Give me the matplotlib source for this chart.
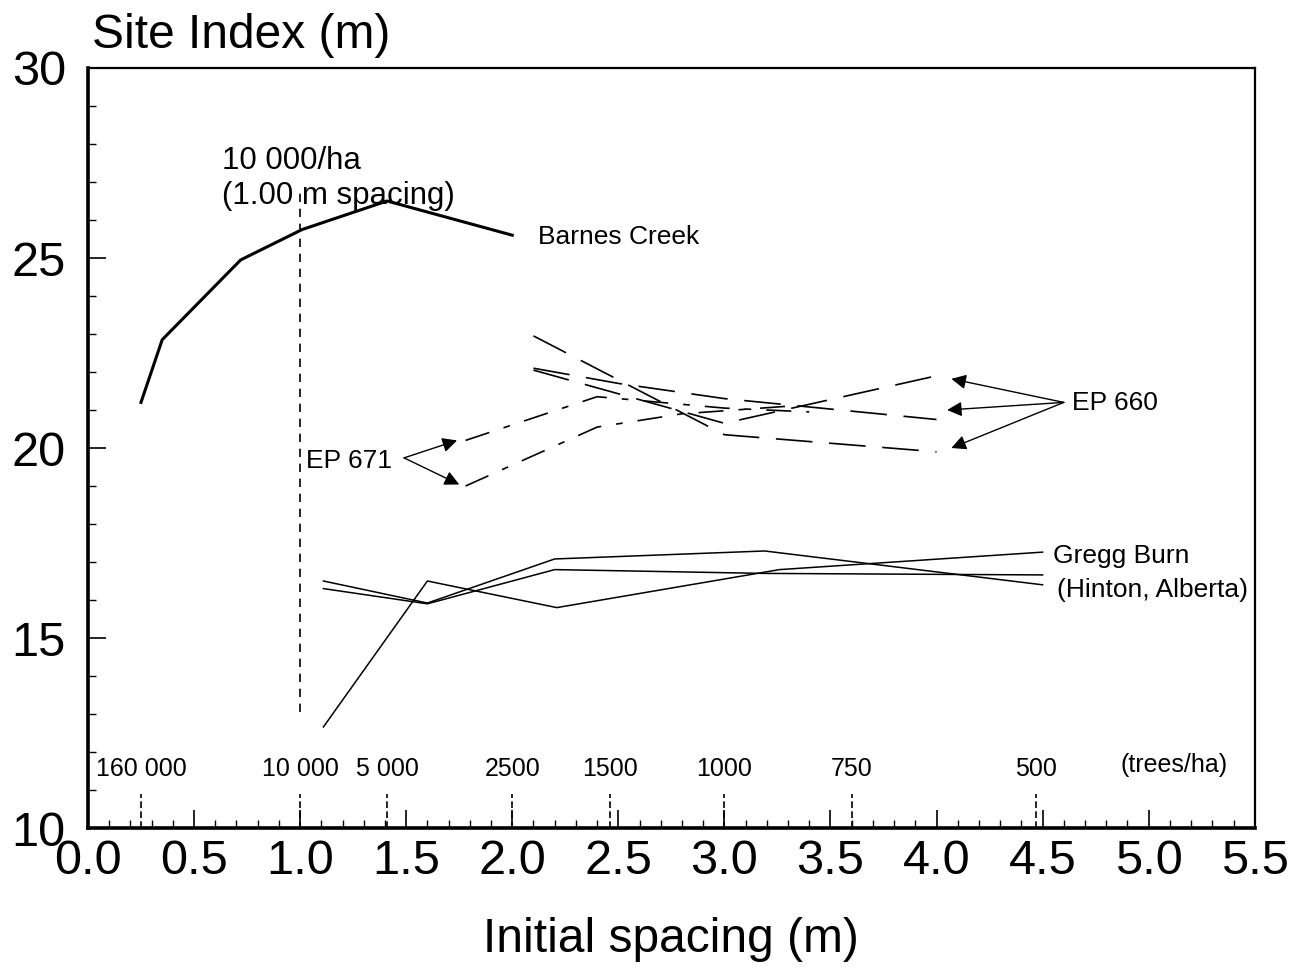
import numpy as np
import matplotlib
matplotlib.use("Agg")
import matplotlib.pyplot as plt

plt.rcParams["font.family"] = ["Liberation Sans", "DejaVu Sans"]

# ----------------------------
# Data
# ----------------------------
barnes_x = [0.25, 0.35, 0.72, 1.01, 1.41, 2.00]
barnes_y = [21.2, 22.85, 24.95, 25.75, 26.5, 25.6]

# EP 660 (long dashes)
ep660_x = [[2.1, 3.0, 4.0],
           [2.1, 3.0, 4.0],
           [2.1, 2.5, 3.0, 4.0]]
ep660_y = [[22.95, 20.35, 19.9],
           [22.05, 20.65, 21.9],
           [22.1, 21.7, 21.3, 20.75]]

# EP 671 (dash-dot)
ep671_x = [[1.78, 2.4, 3.0, 3.4],
           [1.78, 2.4, 2.8, 3.3]]
ep671_y = [[20.2, 21.35, 21.05, 20.95],
           [19.0, 20.55, 20.9, 21.1]]

# Gregg Burn (Hinton, Alberta)
gregg_x = [[1.11, 1.60, 2.20, 3.19, 4.50],
           [1.11, 1.60, 2.20, 3.19, 4.50],
           [1.11, 1.60, 2.21, 3.26, 4.50]]
gregg_y = [[16.5, 15.92, 17.08, 17.29, 16.4],
           [16.3, 15.9, 16.8, 16.7, 16.66],
           [12.66, 16.5, 15.8, 16.8, 17.26]]

# density scale (trees/ha) along the x axis
density_pos = [0.25, 1.0, 1.41, 2.0, 2.46, 3.0, 3.6, 4.47]
density_lab = ["160 000", "10 000", "5 000", "2500", "1500", "1000", "750", "500"]

x_major = np.arange(0, 5.51, 0.5)
y_major = [10, 15, 20, 25, 30]


fig = plt.figure(figsize=(13.07, 9.77), dpi=100)
ax = fig.add_axes([0.0673, 0.1525, 0.8927, 0.7779])

ax.plot(barnes_x, barnes_y, color="black", lw=2.2, solid_joinstyle="miter")

for xs, ys in zip(ep660_x, ep660_y):
    ax.plot(xs, ys, color="black", lw=1.2, dashes=(22, 10))

for xs, ys in zip(ep671_x, ep671_y):
    ax.plot(xs, ys, color="black", lw=1.2, dashes=(15, 9, 4, 9))

for xs, ys in zip(gregg_x, gregg_y):
    ax.plot(xs, ys, color="black", lw=1.1)

# 10 000/ha reference line
ax.plot([1.0, 1.0], [13.05, 26.8], color="black", lw=1.2, dashes=(5, 4))
ax.text(0.63, 27.95, "10 000/ha\n(1.00 m spacing)", fontsize=22.5,
        ha="left", va="top", linespacing=1.2)

ax.text(2.12, 25.55, "Barnes Creek", fontsize=19, va="center")
ax.text(4.55, 17.16, "Gregg Burn", fontsize=19, va="center")
ax.text(4.57, 16.26, "(Hinton, Alberta)", fontsize=19, va="center")

# EP labels with arrows
ax.text(1.03, 19.66, "EP 671", fontsize=19, va="center")
for tip in [(1.74, 20.2), (1.75, 19.04)]:
    ax.annotate("", xy=tip, xytext=(1.49, 19.74),
                arrowprops=dict(arrowstyle="-|>", color="black", lw=1.0,
                                mutation_scale=22, shrinkA=0, shrinkB=0))

ax.text(4.64, 21.18, "EP 660", fontsize=19, va="center")
for tip in [(4.07, 21.82), (4.05, 21.0), (4.07, 20.0)]:
    ax.annotate("", xy=tip, xytext=(4.6, 21.2),
                arrowprops=dict(arrowstyle="-|>", color="black", lw=1.0,
                                mutation_scale=22, shrinkA=0, shrinkB=0))

# density ticks and labels
for xp, lab in zip(density_pos, density_lab):
    ax.plot([xp, xp], [10, 10.9], color="black", lw=1.2, dashes=(4, 2))
    ax.text(xp, 11.55, lab, fontsize=18, ha="center", va="center")
ax.text(5.12, 11.65, "(trees/ha)", fontsize=18, ha="center", va="center")

# axes
ax.set_xlim(0, 5.5)
ax.set_ylim(10, 30)
ax.set_xticks(x_major)
ax.set_xticklabels([f"{v:.1f}" for v in x_major])
ax.set_xticks(np.arange(0, 5.51, 0.1), minor=True)
ax.set_yticks(y_major)
ax.set_yticks(np.arange(10, 31, 1), minor=True)

ax.tick_params(axis="both", which="major", direction="in", length=13,
               width=1.2, labelsize=35)
ax.tick_params(axis="both", which="minor", direction="in", length=6, width=1.0)
ax.tick_params(axis="x", which="major", pad=8)
ax.tick_params(axis="y", which="major", pad=16)

ax.spines["left"].set_linewidth(2.6)
ax.spines["bottom"].set_linewidth(2.6)
ax.spines["top"].set_linewidth(1.6)
ax.spines["right"].set_linewidth(1.6)

fig.text(92 / 1307, 1 - 36 / 977, "Site Index (m)", fontsize=34.5,
         ha="left", va="center")
fig.text(671 / 1307, 1 - 940 / 977, "Initial spacing (m)", fontsize=34.5,
         ha="center", va="center")

plt.savefig("out.png", dpi=100)
plt.close(fig)
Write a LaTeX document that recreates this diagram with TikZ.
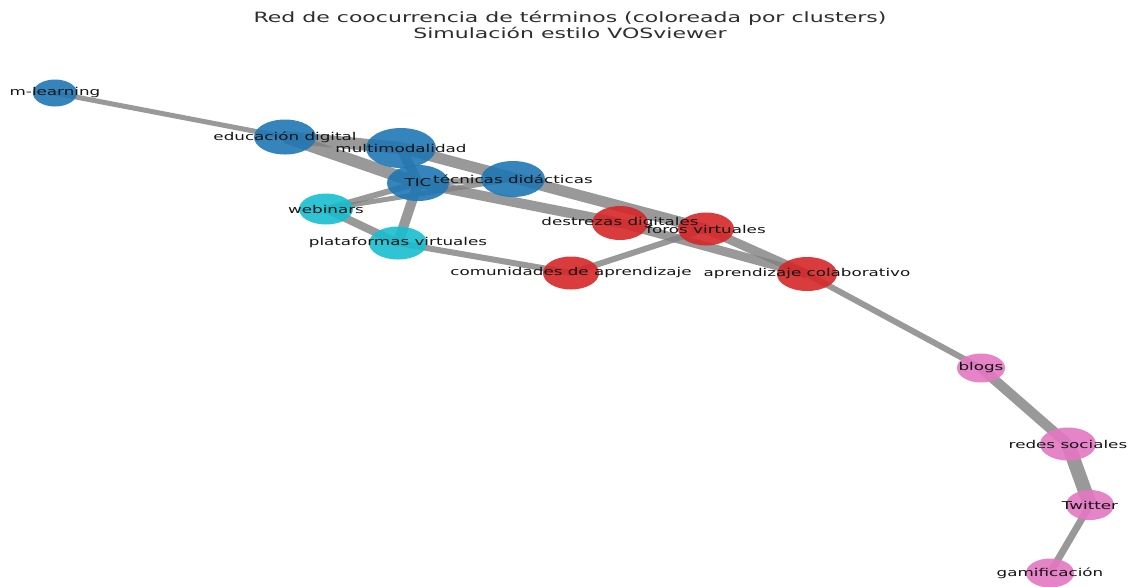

**EXERCISE DETAILS**
Begin at the first line of the entries above and return each line exactly, stopping after the line that contains "[12.66, 16.5, 15.8, 16.8, 17.26]]". Pictures do not belong in the copy.

**RESULT BELOW**
Give me the matplotlib source for this chart.
import numpy as np
import matplotlib
matplotlib.use("Agg")
import matplotlib.pyplot as plt

plt.rcParams["font.family"] = ["Liberation Sans", "DejaVu Sans"]

# ----------------------------
# Data
# ----------------------------
barnes_x = [0.25, 0.35, 0.72, 1.01, 1.41, 2.00]
barnes_y = [21.2, 22.85, 24.95, 25.75, 26.5, 25.6]

# EP 660 (long dashes)
ep660_x = [[2.1, 3.0, 4.0],
           [2.1, 3.0, 4.0],
           [2.1, 2.5, 3.0, 4.0]]
ep660_y = [[22.95, 20.35, 19.9],
           [22.05, 20.65, 21.9],
           [22.1, 21.7, 21.3, 20.75]]

# EP 671 (dash-dot)
ep671_x = [[1.78, 2.4, 3.0, 3.4],
           [1.78, 2.4, 2.8, 3.3]]
ep671_y = [[20.2, 21.35, 21.05, 20.95],
           [19.0, 20.55, 20.9, 21.1]]

# Gregg Burn (Hinton, Alberta)
gregg_x = [[1.11, 1.60, 2.20, 3.19, 4.50],
           [1.11, 1.60, 2.20, 3.19, 4.50],
           [1.11, 1.60, 2.21, 3.26, 4.50]]
gregg_y = [[16.5, 15.92, 17.08, 17.29, 16.4],
           [16.3, 15.9, 16.8, 16.7, 16.66],
           [12.66, 16.5, 15.8, 16.8, 17.26]]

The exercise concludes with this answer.